■ RECORDS SHOWN:
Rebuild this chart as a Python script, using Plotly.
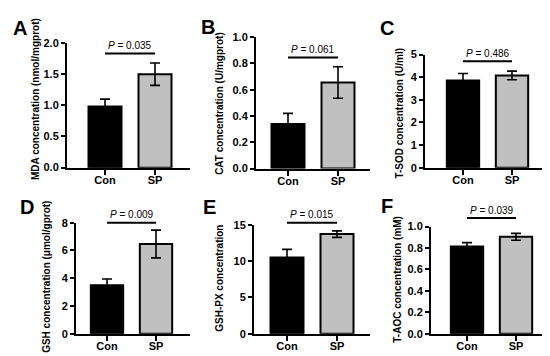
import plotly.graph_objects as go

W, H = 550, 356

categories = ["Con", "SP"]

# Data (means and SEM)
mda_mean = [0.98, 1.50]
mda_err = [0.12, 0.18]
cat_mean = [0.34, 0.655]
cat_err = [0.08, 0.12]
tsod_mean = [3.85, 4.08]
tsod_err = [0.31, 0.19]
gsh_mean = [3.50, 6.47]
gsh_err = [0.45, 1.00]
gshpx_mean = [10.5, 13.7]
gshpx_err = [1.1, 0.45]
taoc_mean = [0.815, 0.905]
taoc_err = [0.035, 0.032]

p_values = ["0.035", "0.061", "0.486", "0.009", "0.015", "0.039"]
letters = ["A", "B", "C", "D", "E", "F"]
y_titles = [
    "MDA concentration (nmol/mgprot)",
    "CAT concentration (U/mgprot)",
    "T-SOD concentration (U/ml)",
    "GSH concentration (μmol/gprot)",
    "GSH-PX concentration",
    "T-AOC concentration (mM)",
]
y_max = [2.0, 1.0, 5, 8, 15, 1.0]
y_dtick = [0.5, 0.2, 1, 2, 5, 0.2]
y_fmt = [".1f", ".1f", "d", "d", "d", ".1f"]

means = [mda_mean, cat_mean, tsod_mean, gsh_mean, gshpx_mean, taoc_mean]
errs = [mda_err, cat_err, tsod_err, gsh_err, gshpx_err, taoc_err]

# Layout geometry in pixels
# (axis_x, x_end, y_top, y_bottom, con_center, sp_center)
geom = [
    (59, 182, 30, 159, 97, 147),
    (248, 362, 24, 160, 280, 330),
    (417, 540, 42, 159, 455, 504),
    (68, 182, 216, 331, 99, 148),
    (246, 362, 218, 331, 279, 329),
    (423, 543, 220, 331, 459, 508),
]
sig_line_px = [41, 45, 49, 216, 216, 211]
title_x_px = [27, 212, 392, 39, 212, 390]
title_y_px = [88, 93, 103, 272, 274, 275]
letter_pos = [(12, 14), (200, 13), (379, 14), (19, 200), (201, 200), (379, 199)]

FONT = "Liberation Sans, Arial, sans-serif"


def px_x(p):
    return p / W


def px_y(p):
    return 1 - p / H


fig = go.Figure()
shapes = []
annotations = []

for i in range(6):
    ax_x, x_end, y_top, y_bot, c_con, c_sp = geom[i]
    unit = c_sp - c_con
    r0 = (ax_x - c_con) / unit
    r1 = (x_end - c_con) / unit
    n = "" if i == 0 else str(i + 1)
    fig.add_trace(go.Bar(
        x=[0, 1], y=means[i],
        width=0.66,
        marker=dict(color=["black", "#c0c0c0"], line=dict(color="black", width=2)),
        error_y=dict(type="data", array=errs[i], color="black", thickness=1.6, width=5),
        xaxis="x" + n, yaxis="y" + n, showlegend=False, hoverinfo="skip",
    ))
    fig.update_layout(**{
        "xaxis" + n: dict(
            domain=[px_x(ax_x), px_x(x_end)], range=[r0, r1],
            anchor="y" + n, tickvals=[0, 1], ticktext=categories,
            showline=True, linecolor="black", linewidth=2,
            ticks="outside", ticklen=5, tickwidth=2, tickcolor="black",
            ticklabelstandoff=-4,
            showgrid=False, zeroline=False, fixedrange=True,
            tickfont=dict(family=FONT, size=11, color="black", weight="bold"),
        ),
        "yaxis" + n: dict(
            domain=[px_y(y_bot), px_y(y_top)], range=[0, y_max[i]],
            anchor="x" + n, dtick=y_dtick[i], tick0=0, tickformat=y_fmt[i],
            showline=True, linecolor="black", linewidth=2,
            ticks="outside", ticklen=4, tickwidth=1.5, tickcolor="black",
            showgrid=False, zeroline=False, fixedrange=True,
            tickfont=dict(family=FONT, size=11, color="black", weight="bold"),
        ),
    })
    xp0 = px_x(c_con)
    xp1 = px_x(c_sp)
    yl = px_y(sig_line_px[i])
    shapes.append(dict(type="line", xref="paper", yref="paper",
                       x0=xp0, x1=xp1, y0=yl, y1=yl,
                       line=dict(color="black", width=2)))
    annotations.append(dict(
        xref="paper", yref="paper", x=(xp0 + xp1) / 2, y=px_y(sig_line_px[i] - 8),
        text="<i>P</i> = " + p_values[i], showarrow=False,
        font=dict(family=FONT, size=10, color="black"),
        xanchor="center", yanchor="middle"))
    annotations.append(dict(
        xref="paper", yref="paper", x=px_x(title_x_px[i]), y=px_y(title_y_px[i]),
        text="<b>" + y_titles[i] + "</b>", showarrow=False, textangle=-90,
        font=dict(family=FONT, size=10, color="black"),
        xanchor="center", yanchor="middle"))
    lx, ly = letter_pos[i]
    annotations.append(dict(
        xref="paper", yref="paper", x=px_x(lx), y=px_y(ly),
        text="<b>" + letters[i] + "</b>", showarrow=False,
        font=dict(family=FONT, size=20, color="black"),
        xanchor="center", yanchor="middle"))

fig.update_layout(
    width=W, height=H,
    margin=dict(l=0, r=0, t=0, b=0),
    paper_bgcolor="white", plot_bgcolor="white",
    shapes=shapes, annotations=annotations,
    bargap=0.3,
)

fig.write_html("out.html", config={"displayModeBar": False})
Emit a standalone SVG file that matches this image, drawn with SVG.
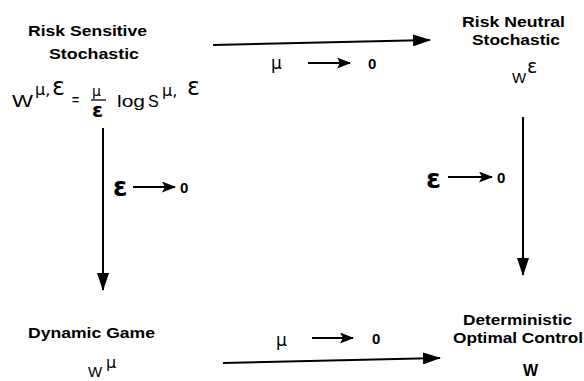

■ EXERCISE PROMPT:
Copy the records above from the first line through the line containing "taoc_err = [0.035, 0.032]", both included, and leave out any pictures.

■ ANSWER TO THIS EXERCISE:
Rebuild this chart as a Python script, using Plotly.
import plotly.graph_objects as go

W, H = 550, 356

categories = ["Con", "SP"]

# Data (means and SEM)
mda_mean = [0.98, 1.50]
mda_err = [0.12, 0.18]
cat_mean = [0.34, 0.655]
cat_err = [0.08, 0.12]
tsod_mean = [3.85, 4.08]
tsod_err = [0.31, 0.19]
gsh_mean = [3.50, 6.47]
gsh_err = [0.45, 1.00]
gshpx_mean = [10.5, 13.7]
gshpx_err = [1.1, 0.45]
taoc_mean = [0.815, 0.905]
taoc_err = [0.035, 0.032]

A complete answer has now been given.